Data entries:
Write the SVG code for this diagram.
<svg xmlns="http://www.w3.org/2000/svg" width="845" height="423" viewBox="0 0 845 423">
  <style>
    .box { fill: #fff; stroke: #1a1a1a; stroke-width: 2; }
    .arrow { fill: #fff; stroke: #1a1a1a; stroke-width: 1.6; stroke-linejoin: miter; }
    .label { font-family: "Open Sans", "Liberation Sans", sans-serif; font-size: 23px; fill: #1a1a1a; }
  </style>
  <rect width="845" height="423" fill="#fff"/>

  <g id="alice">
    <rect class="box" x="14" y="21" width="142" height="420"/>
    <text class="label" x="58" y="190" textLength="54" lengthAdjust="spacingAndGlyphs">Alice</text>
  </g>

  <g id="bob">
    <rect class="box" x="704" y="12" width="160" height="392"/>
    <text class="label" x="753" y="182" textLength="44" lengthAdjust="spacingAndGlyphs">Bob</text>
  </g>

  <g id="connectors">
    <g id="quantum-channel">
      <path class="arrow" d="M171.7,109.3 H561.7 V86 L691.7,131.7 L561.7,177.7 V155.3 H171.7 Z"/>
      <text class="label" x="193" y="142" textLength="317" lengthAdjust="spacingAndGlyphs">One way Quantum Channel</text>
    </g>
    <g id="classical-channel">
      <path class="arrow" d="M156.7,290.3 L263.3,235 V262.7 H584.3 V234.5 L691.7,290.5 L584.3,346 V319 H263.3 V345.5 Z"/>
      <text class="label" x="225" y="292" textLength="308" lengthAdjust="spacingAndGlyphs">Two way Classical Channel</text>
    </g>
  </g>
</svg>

--

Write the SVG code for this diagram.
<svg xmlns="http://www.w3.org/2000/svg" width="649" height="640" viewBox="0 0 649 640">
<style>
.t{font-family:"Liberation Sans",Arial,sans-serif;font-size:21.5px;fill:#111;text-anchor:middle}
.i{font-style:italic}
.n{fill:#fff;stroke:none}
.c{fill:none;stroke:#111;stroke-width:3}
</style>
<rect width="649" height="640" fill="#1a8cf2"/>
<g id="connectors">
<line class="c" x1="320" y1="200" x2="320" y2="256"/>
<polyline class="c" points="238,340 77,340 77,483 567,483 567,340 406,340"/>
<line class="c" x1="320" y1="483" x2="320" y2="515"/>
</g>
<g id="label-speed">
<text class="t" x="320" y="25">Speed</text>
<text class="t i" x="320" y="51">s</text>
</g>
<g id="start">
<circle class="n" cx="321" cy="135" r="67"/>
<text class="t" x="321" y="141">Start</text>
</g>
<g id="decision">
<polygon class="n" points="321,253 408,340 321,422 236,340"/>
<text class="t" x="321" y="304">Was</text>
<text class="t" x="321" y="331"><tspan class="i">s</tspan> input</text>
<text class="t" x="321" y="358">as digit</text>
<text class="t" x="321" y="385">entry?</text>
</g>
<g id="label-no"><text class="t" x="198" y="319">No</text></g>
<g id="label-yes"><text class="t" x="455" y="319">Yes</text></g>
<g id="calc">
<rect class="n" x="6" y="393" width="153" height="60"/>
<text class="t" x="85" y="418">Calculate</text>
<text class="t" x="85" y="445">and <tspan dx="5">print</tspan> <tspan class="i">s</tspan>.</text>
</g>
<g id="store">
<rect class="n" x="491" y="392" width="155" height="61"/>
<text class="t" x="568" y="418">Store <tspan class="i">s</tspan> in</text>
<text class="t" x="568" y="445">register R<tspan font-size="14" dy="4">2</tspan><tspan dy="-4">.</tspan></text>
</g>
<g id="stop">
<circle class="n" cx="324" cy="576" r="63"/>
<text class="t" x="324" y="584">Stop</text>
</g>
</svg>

--

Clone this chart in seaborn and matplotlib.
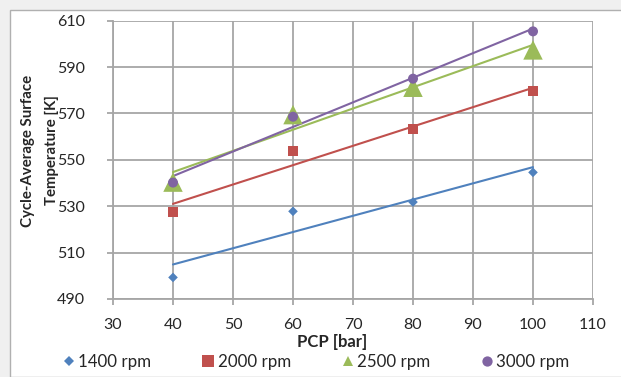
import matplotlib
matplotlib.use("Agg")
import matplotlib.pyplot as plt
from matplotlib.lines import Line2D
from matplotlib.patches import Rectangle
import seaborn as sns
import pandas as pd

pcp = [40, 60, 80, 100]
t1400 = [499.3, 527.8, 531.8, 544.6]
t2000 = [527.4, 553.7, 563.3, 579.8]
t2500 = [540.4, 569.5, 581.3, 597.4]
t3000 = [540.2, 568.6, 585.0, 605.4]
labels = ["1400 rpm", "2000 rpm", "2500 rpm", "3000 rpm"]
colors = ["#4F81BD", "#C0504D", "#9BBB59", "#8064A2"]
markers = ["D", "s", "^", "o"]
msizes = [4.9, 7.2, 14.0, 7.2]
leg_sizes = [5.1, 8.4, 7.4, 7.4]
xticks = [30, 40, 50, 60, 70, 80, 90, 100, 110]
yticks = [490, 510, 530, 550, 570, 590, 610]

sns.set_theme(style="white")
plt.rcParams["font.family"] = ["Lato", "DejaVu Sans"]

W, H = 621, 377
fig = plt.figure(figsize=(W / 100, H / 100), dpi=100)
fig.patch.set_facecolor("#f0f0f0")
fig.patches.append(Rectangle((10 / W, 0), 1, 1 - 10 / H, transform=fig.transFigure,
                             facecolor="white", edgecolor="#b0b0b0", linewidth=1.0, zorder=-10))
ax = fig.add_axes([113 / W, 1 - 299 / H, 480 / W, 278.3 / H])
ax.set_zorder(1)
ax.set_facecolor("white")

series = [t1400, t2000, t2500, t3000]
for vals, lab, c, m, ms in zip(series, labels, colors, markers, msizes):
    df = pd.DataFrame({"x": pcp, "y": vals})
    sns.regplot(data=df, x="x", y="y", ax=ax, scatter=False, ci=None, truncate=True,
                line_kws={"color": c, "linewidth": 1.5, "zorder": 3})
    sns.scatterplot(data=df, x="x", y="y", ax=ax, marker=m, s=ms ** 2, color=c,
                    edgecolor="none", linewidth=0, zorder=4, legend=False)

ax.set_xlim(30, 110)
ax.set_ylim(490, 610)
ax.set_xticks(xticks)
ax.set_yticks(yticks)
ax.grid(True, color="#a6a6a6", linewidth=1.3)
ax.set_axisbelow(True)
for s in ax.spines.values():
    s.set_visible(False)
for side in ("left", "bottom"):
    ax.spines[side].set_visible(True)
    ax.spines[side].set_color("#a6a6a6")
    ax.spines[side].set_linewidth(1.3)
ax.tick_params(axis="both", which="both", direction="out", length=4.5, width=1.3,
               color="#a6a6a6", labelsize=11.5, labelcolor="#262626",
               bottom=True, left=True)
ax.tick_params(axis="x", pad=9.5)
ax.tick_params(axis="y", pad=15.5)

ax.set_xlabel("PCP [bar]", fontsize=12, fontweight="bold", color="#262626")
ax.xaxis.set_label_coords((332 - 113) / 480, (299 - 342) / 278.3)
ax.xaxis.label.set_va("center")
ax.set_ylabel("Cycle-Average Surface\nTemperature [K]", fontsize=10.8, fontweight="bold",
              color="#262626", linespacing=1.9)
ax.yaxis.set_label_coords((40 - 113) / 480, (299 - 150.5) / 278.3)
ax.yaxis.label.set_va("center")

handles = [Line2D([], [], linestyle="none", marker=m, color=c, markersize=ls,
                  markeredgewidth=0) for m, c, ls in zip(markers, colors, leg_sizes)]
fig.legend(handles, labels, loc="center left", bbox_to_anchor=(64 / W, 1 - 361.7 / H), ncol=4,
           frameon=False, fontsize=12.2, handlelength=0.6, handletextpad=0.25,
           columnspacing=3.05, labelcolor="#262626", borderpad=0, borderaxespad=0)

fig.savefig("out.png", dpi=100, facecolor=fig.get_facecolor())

• _JOB_: Except for the pictures, write out exactly the lines from the line that contains "Clone this chart in seaborn and matplotlib." through the line that contains "import pandas as pd", including both.

• _SOLUTION TO THIS TASK_:
Clone this chart in seaborn and matplotlib.
import matplotlib
matplotlib.use("Agg")
import matplotlib.pyplot as plt
from matplotlib.lines import Line2D
from matplotlib.patches import Rectangle
import seaborn as sns
import pandas as pd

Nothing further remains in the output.